More accurate, faster and cheaper
Traditionally, the main workloads run on a supercomputer consist of various forms of numerical simulations. Recently, scientists have started exploring the use of machine learning techniques to enhance traditional simulations, such as weather predictions. Early results indicate that these models, that combine machine learning and traditional simulation, can improve accuracy, accelerate time to solution and significantly reduce costs.
Augment, accelerate or replace
For us this forms the starting point of the Machine learning enhanced high performance computing applications project. In this project we will investigate whether and how machine learning and deep learning are suitable technologies to augment, accelerate or replace scientific workloads, such as numerical simulations. And in that context, is it a pre- or post-processing step to help filter and understand the input data or ultimate simulation results, or is it something that is poised to (partly) replace the decades-old codes that comprise many HPC workloads?

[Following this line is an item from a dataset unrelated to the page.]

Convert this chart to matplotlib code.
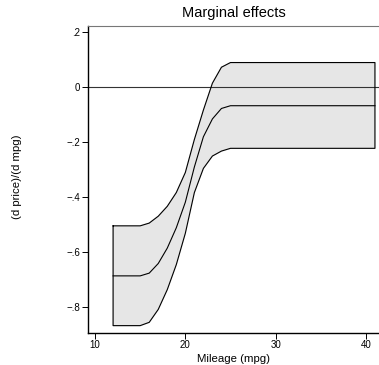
import numpy as np
import matplotlib
matplotlib.use("Agg")
import matplotlib.pyplot as plt

plt.rcParams['font.family'] = ['Liberation Sans', 'DejaVu Sans']

# Marginal effect of mpg on price, with confidence band
mpg = [12, 15, 16, 17, 18, 19, 20, 21, 22, 23, 24, 25, 41]
upper = [-0.504, -0.504, -0.494, -0.469, -0.433, -0.383, -0.310, -0.190,
         -0.083, 0.015, 0.073, 0.090, 0.090]
effect = [-0.686, -0.686, -0.676, -0.641, -0.585, -0.511, -0.418, -0.290,
          -0.180, -0.115, -0.077, -0.067, -0.067]
lower = [-0.867, -0.867, -0.855, -0.808, -0.736, -0.645, -0.531, -0.383,
         -0.295, -0.250, -0.232, -0.222, -0.222]

xticks = [10, 20, 30, 40]
yticks = [0.2, 0, -0.2, -0.4, -0.6, -0.8]
ytick_labels = [".2", "0", "\u2212.2", "\u2212.4", "\u2212.6", "\u2212.8"]

fig = plt.figure(figsize=(3.79, 3.65), dpi=100)
ax = fig.add_axes([88 / 379, 32.5 / 365, 1 - 88 / 379, (332.5 - 26) / 365])

# band: filled polygon with black outline
xs = np.array(mpg)
poly_x = np.concatenate([xs, xs[::-1], xs[:1]])
poly_y = np.concatenate([upper, lower[::-1], upper[:1]])
ax.fill(poly_x, poly_y, color='#e6e6e6', zorder=1)
ax.plot(poly_x, poly_y, color='black', lw=0.8, zorder=3)
ax.plot(xs, effect, color='black', lw=0.8, zorder=3)

ax.axhline(0, color='#333333', lw=0.8, zorder=2)

ax.set_xlim(9.22, 41.45)
ax.set_ylim(-0.892, 0.223)

ax.set_xticks(xticks)
ax.set_xticklabels([str(t) for t in xticks], fontsize=7)
ax.set_yticks(yticks)
ax.set_yticklabels(ytick_labels, fontsize=7)
ax.tick_params(direction='out', length=4, width=0.7, pad=1.5)

ax.spines['left'].set_linewidth(1.0)
ax.spines['bottom'].set_linewidth(1.0)
ax.spines['top'].set_color('#777777')
ax.spines['top'].set_linewidth(0.8)
ax.spines['right'].set_visible(False)

ax.set_title("Marginal effects", fontsize=10.5, pad=6.5)
ax.set_xlabel("Mileage (mpg)", fontsize=8.2, labelpad=3)
fig.text(17 / 379, 1 - 177 / 365, "(d price)/(d mpg)", rotation=90,
         fontsize=8.2, ha='center', va='center')

fig.savefig("out.png", dpi=100)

Use cases in different domains
In the project we selected 4 use cases in different domains that will investigate the enhancement of traditional HPC simulations with machine learning algorithms:
- Machine-Learned turbulence in next-generation weather models – Dr. Chiel van Heerwaarden, Meteorology and Air Quality Group, Wageningen University;
- Generating physics events without an event generator – Dr. Sacha Caron, Experimental High Energy Physics, Radboud University;
- Distinguising biological interfaces from crystal artifacts in biomolecular complexes using deep learning – Prof. Alexandre M.J.J. Bonvin, Computational Structural Biology, Utrecht University;
- Machine learning for accelerating planetary dynamics in stellar clusters – Prof. Simon Portegies Zwart, Computational Astrophysics, Leiden University.
We will stimulate and support these advanced use cases with funding, technical support, etc., to validate the machine learning approach and its potential for HPC, as we believe that machine learning has the potential to emerge as a mainstream tool for many areas of scientific computing.